This week we feature part 1 of a two-post series on how to run a simulation in a low-enrolled course by teaming up with another professor. The author, Dr. Danielle Langfield, is an Assistant Professor of Political Science at Marist College.
Part 1: Facilitating Conditions
This past semester, I faced a challenge: an insufficient number of students enrolled in my advanced undergraduate Democratization course to run a simulation negotiating the end of apartheid in South Africa. I have included this simulation in the past eight iterations of the course, as it serves to teach a relatively abstract set of arguments about elite interests and their interactions in determining regime outcomes. Before I created the simulation, students struggled with this material mightily, but having students adopt the roles of those elites has helped them master the theoretical and historical material. Only last semester I did not have the minimum of 12 students needed for all the necessary roles. What to do?
My department chair, JoAnne Myers, was teaching Politics of Human Rights at the intermediate undergraduate level and offered her students for the simulation. With the two classes, we had 28 students in total, more than enough to run the simulation. It worked well enough that we have talked about needing to offer the two courses in the same semester in the future so that we can do it again. But that does not mean there were not some lessons to be learned and considerations to take into account when two courses share a simulation.
First, we benefitted from specific circumstances that made it easier to combine classes logistically:
•The topics worked together: This is an obvious prerequisite for a joint activity, but it bears noting. My caution would be to not underestimate the difficulty of finding synergy between two courses, especially if you are extending an existing activity to a second course rather than creating something new for both. JoAnne had to think about how the readings and topics of the simulation could serve the different subject and emphases of her course. Reading Nelson Mandela’s autobiography was appropriate for a class looking beyond the theory of human rights to its application. Adding the simulation near the end of the semester allowed for the politics of negotiating human rights to come to the fore.

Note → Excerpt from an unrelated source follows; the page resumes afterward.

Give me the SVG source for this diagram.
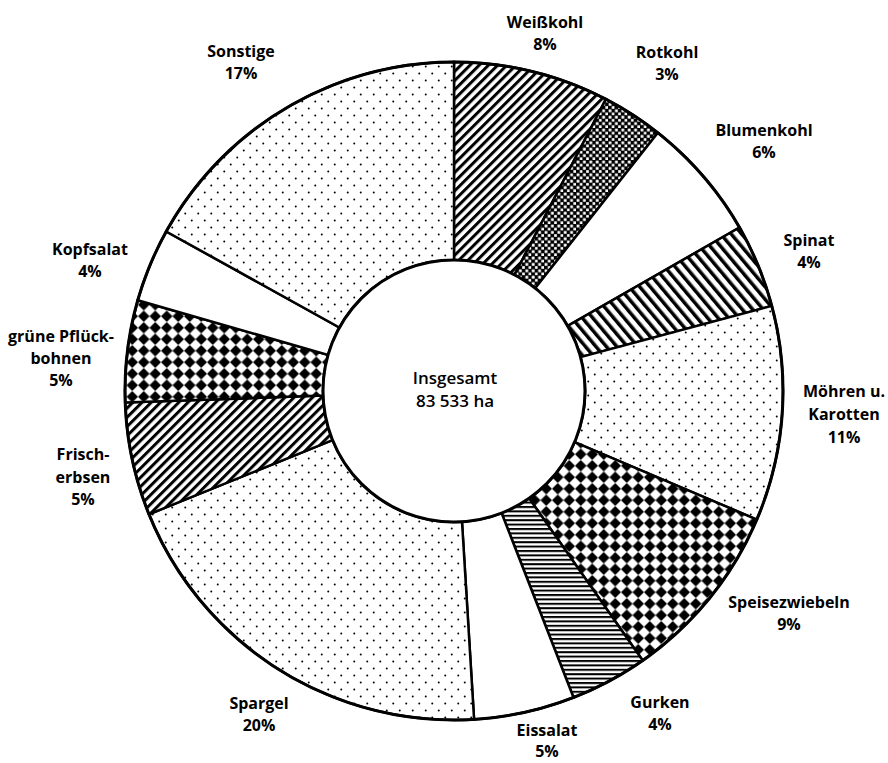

•Course syllabi were new and/or easy to change: JoAnne was teaching Human Rights for the first time, so there was no issue in rearranging an old syllabus to ‘make space’ for the simulation.
•Time slots of the two courses were compatible: Democratization was offered in two 75-minute sessions each week during the day, but Human Rights was a two-and-a-half-hour class one evening a week. I taught half of one Human Rights class, to provide background on the South African case and to explain the simulation. Two weeks later, the classes met jointly during the Human Rights evening slot for the simulation itself. Having one of the classes held in one large block of time, at a relatively unusual time of day, meant everyone was available.
•The composition of our student body meant everyone was available: Our student body is mostly traditionally-aged and have more flexible work and family schedules, on average, than do many student bodies. Students in the Democratization course were told on the syllabus and on the first day of class in January that their attendance was required one evening in April. Apparently all were able to make appropriate arrangements to attend the simulation. That would not be possible everywhere. (I also cancelled class when I attended a conference in April, to ‘make up’ the time to my students.)
None of these issues are necessarily insurmountable if your circumstances are different than ours, but they do need to be considered.